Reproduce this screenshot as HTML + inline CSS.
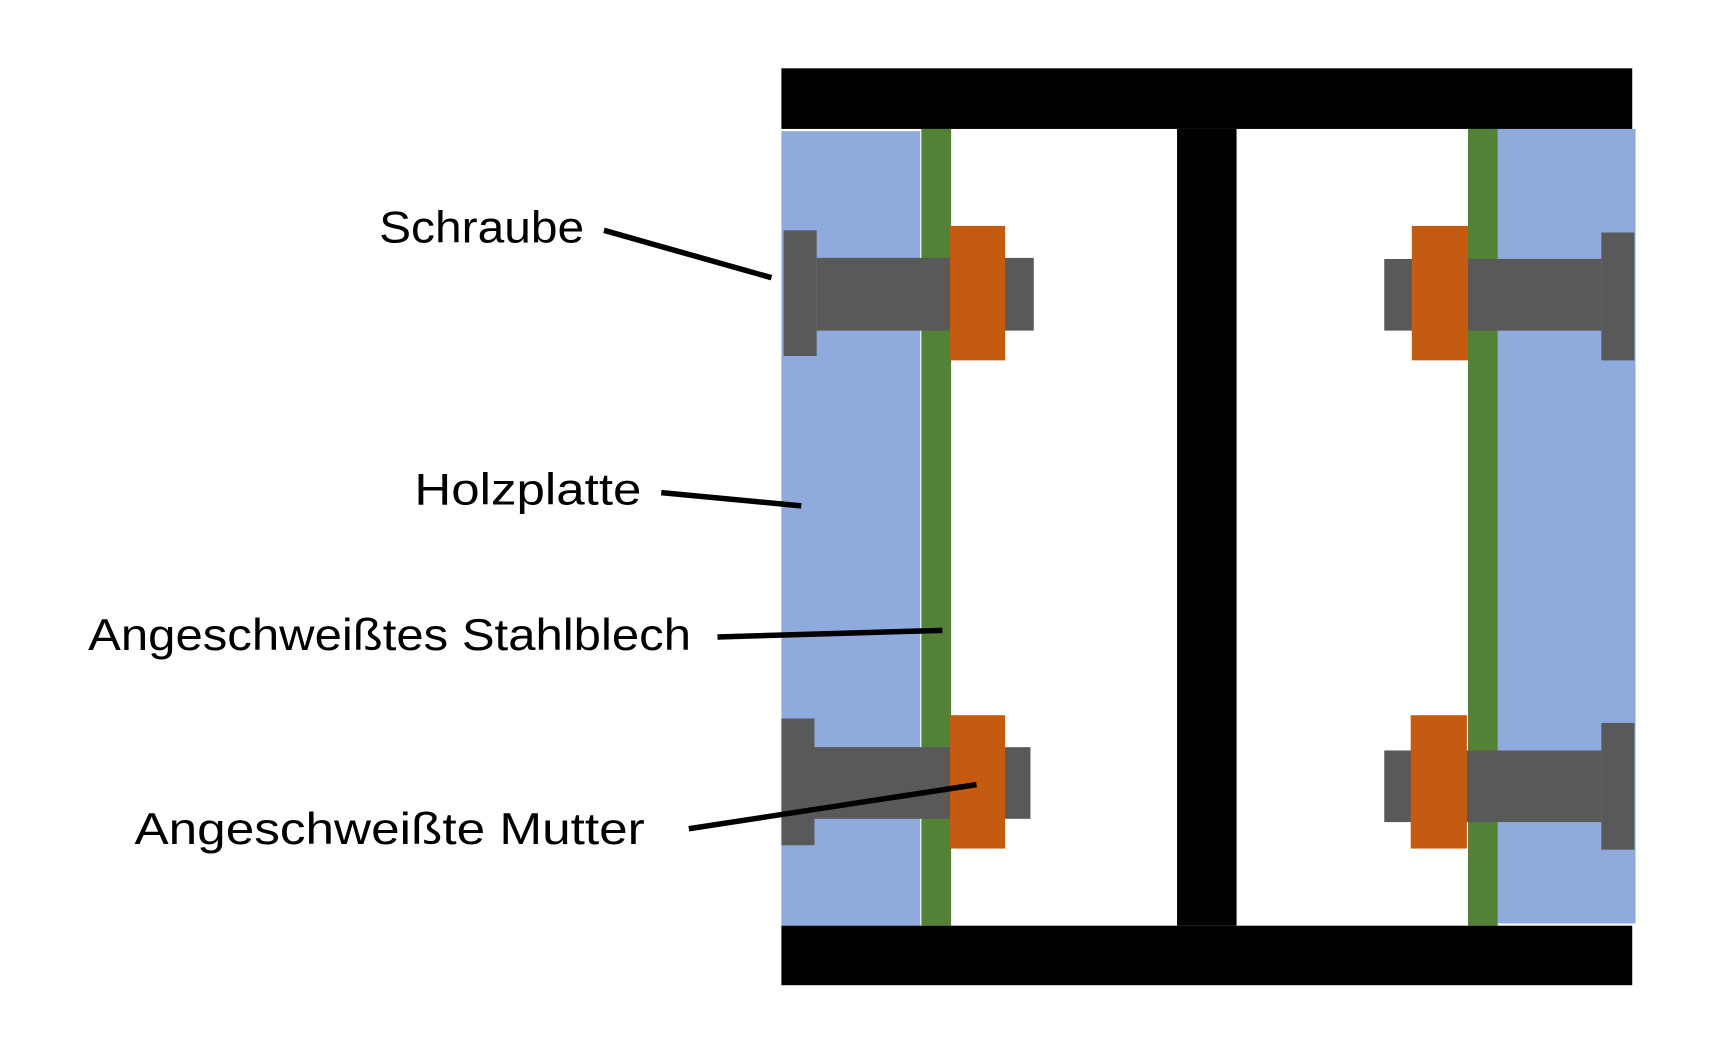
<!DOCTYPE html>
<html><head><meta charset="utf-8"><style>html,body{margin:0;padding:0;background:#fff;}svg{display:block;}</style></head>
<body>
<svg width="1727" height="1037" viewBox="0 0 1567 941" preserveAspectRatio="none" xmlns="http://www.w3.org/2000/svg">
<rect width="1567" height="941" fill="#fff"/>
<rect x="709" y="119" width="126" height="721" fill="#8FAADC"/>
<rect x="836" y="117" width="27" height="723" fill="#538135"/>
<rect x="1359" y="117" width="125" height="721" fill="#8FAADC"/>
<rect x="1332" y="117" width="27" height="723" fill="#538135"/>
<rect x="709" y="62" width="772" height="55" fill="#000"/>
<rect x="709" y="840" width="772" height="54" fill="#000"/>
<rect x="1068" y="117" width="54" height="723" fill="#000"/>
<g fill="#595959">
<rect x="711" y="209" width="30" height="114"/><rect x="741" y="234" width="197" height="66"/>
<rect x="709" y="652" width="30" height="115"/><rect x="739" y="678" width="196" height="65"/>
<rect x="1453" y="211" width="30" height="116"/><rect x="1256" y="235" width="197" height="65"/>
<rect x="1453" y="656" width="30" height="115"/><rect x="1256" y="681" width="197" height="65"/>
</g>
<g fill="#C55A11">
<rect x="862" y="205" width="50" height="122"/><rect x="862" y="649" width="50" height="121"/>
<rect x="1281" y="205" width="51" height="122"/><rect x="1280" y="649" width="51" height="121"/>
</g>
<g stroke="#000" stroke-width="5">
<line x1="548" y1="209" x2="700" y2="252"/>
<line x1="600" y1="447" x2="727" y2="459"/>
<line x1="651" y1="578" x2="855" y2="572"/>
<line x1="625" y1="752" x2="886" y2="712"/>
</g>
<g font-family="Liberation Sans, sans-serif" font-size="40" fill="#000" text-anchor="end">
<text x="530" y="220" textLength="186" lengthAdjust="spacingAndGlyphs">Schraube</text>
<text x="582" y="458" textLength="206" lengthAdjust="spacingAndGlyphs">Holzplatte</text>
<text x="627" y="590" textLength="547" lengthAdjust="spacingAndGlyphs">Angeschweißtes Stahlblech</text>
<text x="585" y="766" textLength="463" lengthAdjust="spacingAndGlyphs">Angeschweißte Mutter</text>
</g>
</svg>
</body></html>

[Goal]
All of the lines above should be retyped precisely, apart from the pictures.

[Result of the task]
Reproduce this screenshot as HTML + inline CSS.
<!DOCTYPE html>
<html><head><meta charset="utf-8"><style>html,body{margin:0;padding:0;background:#fff;}svg{display:block;}</style></head>
<body>
<svg width="1727" height="1037" viewBox="0 0 1567 941" preserveAspectRatio="none" xmlns="http://www.w3.org/2000/svg">
<rect width="1567" height="941" fill="#fff"/>
<rect x="709" y="119" width="126" height="721" fill="#8FAADC"/>
<rect x="836" y="117" width="27" height="723" fill="#538135"/>
<rect x="1359" y="117" width="125" height="721" fill="#8FAADC"/>
<rect x="1332" y="117" width="27" height="723" fill="#538135"/>
<rect x="709" y="62" width="772" height="55" fill="#000"/>
<rect x="709" y="840" width="772" height="54" fill="#000"/>
<rect x="1068" y="117" width="54" height="723" fill="#000"/>
<g fill="#595959">
<rect x="711" y="209" width="30" height="114"/><rect x="741" y="234" width="197" height="66"/>
<rect x="709" y="652" width="30" height="115"/><rect x="739" y="678" width="196" height="65"/>
<rect x="1453" y="211" width="30" height="116"/><rect x="1256" y="235" width="197" height="65"/>
<rect x="1453" y="656" width="30" height="115"/><rect x="1256" y="681" width="197" height="65"/>
</g>
<g fill="#C55A11">
<rect x="862" y="205" width="50" height="122"/><rect x="862" y="649" width="50" height="121"/>
<rect x="1281" y="205" width="51" height="122"/><rect x="1280" y="649" width="51" height="121"/>
</g>
<g stroke="#000" stroke-width="5">
<line x1="548" y1="209" x2="700" y2="252"/>
<line x1="600" y1="447" x2="727" y2="459"/>
<line x1="651" y1="578" x2="855" y2="572"/>
<line x1="625" y1="752" x2="886" y2="712"/>
</g>
<g font-family="Liberation Sans, sans-serif" font-size="40" fill="#000" text-anchor="end">
<text x="530" y="220" textLength="186" lengthAdjust="spacingAndGlyphs">Schraube</text>
<text x="582" y="458" textLength="206" lengthAdjust="spacingAndGlyphs">Holzplatte</text>
<text x="627" y="590" textLength="547" lengthAdjust="spacingAndGlyphs">Angeschweißtes Stahlblech</text>
<text x="585" y="766" textLength="463" lengthAdjust="spacingAndGlyphs">Angeschweißte Mutter</text>
</g>
</svg>
</body></html>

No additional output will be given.